What you should do ::
Retype the records below from their first line through the line holding "(0,0) rectangle (741,565);", including both ends and no pictures.

Records provided ::
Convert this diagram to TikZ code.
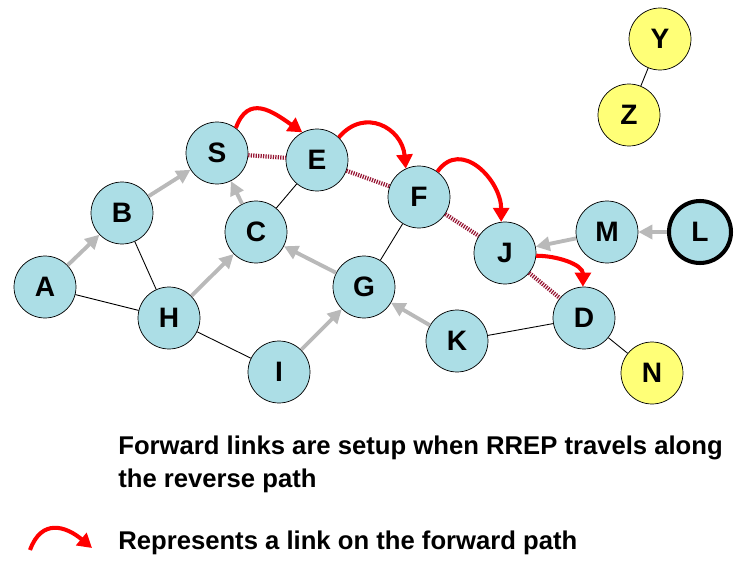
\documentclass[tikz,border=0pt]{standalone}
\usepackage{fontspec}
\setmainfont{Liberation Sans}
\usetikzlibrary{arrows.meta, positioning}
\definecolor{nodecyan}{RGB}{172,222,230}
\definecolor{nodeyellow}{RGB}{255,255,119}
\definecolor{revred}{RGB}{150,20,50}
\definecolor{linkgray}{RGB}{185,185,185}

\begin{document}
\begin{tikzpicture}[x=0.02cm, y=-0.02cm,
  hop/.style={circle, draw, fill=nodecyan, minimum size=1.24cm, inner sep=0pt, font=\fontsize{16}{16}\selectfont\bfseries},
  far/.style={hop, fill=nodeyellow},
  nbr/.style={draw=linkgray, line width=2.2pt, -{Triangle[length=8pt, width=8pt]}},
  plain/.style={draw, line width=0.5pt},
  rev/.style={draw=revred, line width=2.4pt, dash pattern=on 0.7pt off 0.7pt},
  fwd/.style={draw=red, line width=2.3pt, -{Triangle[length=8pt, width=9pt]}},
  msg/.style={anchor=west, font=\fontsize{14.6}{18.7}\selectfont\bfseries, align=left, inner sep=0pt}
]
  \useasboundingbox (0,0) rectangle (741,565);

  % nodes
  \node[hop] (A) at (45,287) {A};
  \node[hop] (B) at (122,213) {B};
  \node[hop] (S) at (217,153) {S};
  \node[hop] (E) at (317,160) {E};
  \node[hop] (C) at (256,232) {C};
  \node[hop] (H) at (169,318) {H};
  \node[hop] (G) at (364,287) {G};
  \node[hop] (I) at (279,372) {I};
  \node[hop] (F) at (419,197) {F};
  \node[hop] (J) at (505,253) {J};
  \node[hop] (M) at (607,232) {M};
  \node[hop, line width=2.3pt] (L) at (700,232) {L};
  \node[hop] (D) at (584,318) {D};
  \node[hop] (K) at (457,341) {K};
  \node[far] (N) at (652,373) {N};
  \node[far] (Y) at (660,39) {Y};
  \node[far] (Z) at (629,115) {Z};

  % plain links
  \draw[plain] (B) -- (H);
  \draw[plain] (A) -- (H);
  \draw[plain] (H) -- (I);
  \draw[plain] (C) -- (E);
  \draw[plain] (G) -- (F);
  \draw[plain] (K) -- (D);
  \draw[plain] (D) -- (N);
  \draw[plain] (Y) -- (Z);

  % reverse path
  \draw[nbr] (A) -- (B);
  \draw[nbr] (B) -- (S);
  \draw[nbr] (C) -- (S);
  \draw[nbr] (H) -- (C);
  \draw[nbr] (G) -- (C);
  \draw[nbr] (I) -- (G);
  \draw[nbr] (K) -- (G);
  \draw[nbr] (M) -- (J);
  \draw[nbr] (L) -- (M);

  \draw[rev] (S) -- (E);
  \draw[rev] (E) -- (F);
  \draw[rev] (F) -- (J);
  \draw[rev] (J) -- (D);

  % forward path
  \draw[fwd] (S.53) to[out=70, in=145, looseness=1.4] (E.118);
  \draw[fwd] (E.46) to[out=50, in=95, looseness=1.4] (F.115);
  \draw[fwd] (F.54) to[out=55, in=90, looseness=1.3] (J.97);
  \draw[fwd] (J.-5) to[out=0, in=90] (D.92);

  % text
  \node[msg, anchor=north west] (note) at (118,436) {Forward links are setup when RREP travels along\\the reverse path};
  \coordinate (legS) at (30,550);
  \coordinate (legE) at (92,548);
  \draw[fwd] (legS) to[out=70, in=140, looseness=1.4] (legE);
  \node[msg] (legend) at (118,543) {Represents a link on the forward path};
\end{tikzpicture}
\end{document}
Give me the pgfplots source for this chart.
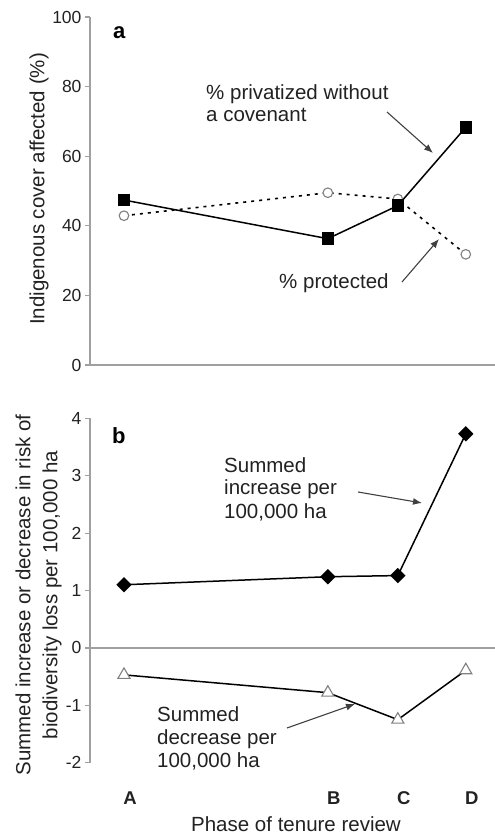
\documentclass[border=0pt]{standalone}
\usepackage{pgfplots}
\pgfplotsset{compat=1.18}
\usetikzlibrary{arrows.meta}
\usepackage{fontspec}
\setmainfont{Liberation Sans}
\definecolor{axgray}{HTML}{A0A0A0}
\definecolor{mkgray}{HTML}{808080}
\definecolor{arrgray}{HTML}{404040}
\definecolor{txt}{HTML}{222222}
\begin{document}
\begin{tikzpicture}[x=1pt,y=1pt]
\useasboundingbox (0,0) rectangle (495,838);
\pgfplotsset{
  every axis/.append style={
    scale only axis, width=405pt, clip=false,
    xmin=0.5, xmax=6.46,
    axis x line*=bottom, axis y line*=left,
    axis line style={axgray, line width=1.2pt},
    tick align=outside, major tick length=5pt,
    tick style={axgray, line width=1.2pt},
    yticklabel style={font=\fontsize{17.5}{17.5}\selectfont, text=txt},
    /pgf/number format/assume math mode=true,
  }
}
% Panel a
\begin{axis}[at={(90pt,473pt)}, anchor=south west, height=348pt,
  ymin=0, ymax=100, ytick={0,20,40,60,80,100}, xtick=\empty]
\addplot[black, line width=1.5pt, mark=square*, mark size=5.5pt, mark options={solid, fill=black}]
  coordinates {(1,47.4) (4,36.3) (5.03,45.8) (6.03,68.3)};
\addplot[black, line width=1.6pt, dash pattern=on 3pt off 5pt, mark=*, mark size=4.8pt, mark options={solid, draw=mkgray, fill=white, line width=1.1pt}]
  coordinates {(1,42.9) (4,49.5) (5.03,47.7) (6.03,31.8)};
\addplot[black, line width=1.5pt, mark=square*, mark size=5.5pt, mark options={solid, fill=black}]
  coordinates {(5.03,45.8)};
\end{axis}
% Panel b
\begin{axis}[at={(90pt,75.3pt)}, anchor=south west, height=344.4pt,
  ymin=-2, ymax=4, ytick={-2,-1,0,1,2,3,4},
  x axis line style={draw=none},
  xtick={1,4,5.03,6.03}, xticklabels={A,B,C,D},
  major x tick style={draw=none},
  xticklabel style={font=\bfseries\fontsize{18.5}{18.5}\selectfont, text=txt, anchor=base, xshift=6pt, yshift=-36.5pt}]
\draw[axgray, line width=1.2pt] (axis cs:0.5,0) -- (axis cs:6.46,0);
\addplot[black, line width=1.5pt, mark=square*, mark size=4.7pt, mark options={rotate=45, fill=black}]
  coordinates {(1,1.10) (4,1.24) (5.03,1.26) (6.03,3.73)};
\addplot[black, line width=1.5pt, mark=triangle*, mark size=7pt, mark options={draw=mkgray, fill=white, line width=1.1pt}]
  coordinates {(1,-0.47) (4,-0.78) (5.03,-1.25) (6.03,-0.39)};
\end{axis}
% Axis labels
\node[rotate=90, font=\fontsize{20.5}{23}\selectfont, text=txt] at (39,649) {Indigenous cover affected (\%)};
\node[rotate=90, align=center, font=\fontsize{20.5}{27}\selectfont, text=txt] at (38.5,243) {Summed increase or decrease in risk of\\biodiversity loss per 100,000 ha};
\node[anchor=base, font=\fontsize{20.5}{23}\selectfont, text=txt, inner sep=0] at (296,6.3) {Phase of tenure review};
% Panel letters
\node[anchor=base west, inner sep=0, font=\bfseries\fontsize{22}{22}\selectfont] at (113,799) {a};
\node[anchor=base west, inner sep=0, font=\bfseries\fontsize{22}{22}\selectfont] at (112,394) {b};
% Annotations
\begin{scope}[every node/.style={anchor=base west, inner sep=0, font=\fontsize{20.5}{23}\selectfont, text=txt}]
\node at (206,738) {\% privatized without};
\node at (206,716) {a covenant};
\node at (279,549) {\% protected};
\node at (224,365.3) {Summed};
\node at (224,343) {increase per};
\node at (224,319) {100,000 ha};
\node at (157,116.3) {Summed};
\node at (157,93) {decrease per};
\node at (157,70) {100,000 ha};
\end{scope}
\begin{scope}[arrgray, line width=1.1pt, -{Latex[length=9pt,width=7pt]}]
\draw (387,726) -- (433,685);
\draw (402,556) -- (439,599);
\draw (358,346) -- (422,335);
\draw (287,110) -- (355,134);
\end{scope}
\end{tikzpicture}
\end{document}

Result below ::
Convert this diagram to TikZ code.
\documentclass[tikz,border=0pt]{standalone}
\usepackage{fontspec}
\setmainfont{Liberation Sans}
\usetikzlibrary{arrows.meta, positioning}
\definecolor{nodecyan}{RGB}{172,222,230}
\definecolor{nodeyellow}{RGB}{255,255,119}
\definecolor{revred}{RGB}{150,20,50}
\definecolor{linkgray}{RGB}{185,185,185}

\begin{document}
\begin{tikzpicture}[x=0.02cm, y=-0.02cm,
  hop/.style={circle, draw, fill=nodecyan, minimum size=1.24cm, inner sep=0pt, font=\fontsize{16}{16}\selectfont\bfseries},
  far/.style={hop, fill=nodeyellow},
  nbr/.style={draw=linkgray, line width=2.2pt, -{Triangle[length=8pt, width=8pt]}},
  plain/.style={draw, line width=0.5pt},
  rev/.style={draw=revred, line width=2.4pt, dash pattern=on 0.7pt off 0.7pt},
  fwd/.style={draw=red, line width=2.3pt, -{Triangle[length=8pt, width=9pt]}},
  msg/.style={anchor=west, font=\fontsize{14.6}{18.7}\selectfont\bfseries, align=left, inner sep=0pt}
]
  \useasboundingbox (0,0) rectangle (741,565);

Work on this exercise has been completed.